Materials provided —
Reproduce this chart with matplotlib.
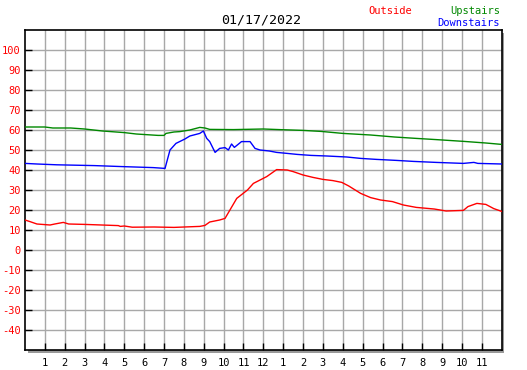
import matplotlib
matplotlib.use("Agg")
import matplotlib.pyplot as plt
from matplotlib.patches import Rectangle

title = "01/17/2022"
hour_labels = ["1", "2", "3", "4", "5", "6", "7", "8", "9", "10", "11", "12",
               "1", "2", "3", "4", "5", "6", "7", "8", "9", "10", "11"]
y_ticks = [-40, -30, -20, -10, 0, 10, 20, 30, 40, 50, 60, 70, 80, 90, 100]

upstairs_h = [0, 1.0, 1.4, 2.3, 3.0, 3.9, 5.0, 5.6, 6.7, 7.0, 7.1, 7.5, 7.8, 8.3, 8.8,
              9.06, 9.3, 10.5, 12.0, 12.8, 14.0, 14.9, 16.0, 17.4, 18.6, 19.7,
              20.7, 22.1, 23.2, 24.0]
upstairs_v = [61.5, 61.5, 61.0, 61.0, 60.5, 59.5, 58.7, 58.0, 57.3, 57.3, 58.3, 59.0,
              59.2, 60.0, 61.3, 61.0, 60.3, 60.2, 60.5, 60.2, 59.8, 59.3, 58.3, 57.5,
              56.5, 55.8, 55.2, 54.3, 53.5, 52.8]

downstairs_h = [0, 0.6, 1.6, 3.5, 4.9, 6.45, 7.05, 7.3, 7.6, 8.05, 8.3, 8.8, 8.98,
                9.15, 9.3, 9.57, 9.8, 10.07, 10.24, 10.4, 10.54, 10.69, 10.9, 11.33,
                11.58, 11.83, 12.3, 12.67, 13.2, 13.7, 14.4, 15.2, 16.2, 16.9, 17.7,
                18.7, 19.55, 20.7, 22.07, 22.6, 22.8, 23.2, 24.0]
downstairs_v = [43.3, 43.0, 42.6, 42.2, 41.7, 41.2, 40.8, 50.0, 53.3, 55.5, 57.0,
                58.3, 59.5, 55.8, 54.2, 48.8, 50.8, 51.2, 50.0, 53.0, 51.3, 52.5,
                54.2, 54.2, 50.8, 50.0, 49.5, 48.8, 48.3, 47.8, 47.3, 47.0, 46.5,
                45.8, 45.3, 44.8, 44.3, 43.8, 43.3, 43.8, 43.3, 43.2, 43.0]

outside_h = [0, 0.25, 0.6, 1.26, 1.5, 1.93, 2.2, 3.0, 4.7, 4.8, 5.0, 5.4, 6.5, 7.5,
             8.8, 9.06, 9.3, 9.8, 10.07, 10.66, 11.2, 11.5, 12.17, 12.67, 13.2, 13.5,
             14.0, 14.5, 15.0, 15.5, 15.95, 16.3, 16.9, 17.4, 17.9, 18.5, 19.05,
             19.7, 20.6, 21.2, 22.07, 22.3, 22.75, 23.2, 23.6, 24.0]
outside_v = [15.0, 14.2, 13.0, 12.5, 13.0, 13.8, 13.0, 12.8, 12.2, 11.8, 12.0, 11.4,
             11.5, 11.3, 11.8, 12.3, 14.0, 15.0, 15.8, 25.8, 30.0, 33.3, 36.7, 40.2,
             40.0, 39.2, 37.5, 36.3, 35.3, 34.7, 33.8, 32.0, 28.3, 26.2, 25.0, 24.2,
             22.5, 21.3, 20.5, 19.5, 19.8, 21.7, 23.3, 22.8, 20.7, 19.3]

W, H = 527, 370
fig = plt.figure(figsize=(W / 100, H / 100), dpi=100)
fig.patch.set_facecolor("white")

x0, x1, ytop, ybot = 25, 501.7, 30, 350
ax = fig.add_axes([x0 / W, (H - ybot) / H, (x1 - x0) / W, (ybot - ytop) / H])
ax.set_xlim(0, 24)
ax.set_ylim(-50, 110)

# drop shadow
shadow = Rectangle(((x0 + 2.5) / W, (H - ybot - 2.5) / H), (x1 - x0) / W, (ybot - ytop) / H,
                   transform=fig.transFigure, facecolor="#999999", edgecolor="none",
                   zorder=-1)
fig.patches.append(shadow)
ax.set_facecolor("white")

for h in range(1, 24):
    ax.axvline(h, color="#a8a8a8", lw=1, zorder=1)
for v in range(-40, 110, 10):
    ax.axhline(v, color="#a8a8a8", lw=1, zorder=1)

ax.plot(upstairs_h, upstairs_v, color="#008800", lw=1, zorder=3)
ax.plot(downstairs_h, downstairs_v, color="#0000ff", lw=1, zorder=3)
ax.plot(outside_h, outside_v, color="#ff0000", lw=1, zorder=3)

mono = "DejaVu Sans Mono"
ax.set_yticks(y_ticks)
ax.set_yticklabels([str(v) for v in y_ticks], color="red", fontsize=7.5, family=mono)
ax.set_xticks(range(1, 24))
ax.set_xticklabels(hour_labels, color="black", fontsize=7.5, family=mono)
ax.tick_params(axis="y", direction="in", length=5, width=1, color="black", pad=3)
ax.tick_params(axis="x", direction="in", length=5, width=1, color="black", pad=6)
for s in ax.spines.values():
    s.set_color("black")
    s.set_linewidth(1.2)

fig.text(261 / W, 1 - 20 / H, title, ha="center", va="center", fontsize=9.5,
         family=mono, color="black")
fig.text(390 / W, 1 - 11 / H, "Outside", ha="center", va="center", fontsize=7.5,
         family=mono, color="red")
fig.text(500 / W, 1 - 11 / H, "Upstairs", ha="right", va="center", fontsize=7.5,
         family=mono, color="#008800")
fig.text(500 / W, 1 - 23 / H, "Downstairs", ha="right", va="center", fontsize=7.5,
         family=mono, color="#0000ff")

fig.savefig("out.png", dpi=100, facecolor="white")
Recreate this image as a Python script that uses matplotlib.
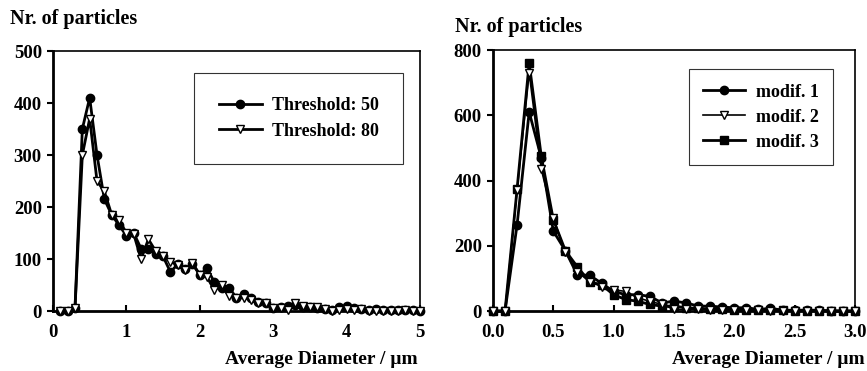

Work to complete — From the opening line of the listing above through the line bearing "from matplotlib.patches import Rectangle", repeat each line exactly. Drop every picture.

Task result —
Reproduce this chart with matplotlib.
import matplotlib
matplotlib.use("Agg")
import matplotlib.pyplot as plt
from matplotlib.patches import Rectangle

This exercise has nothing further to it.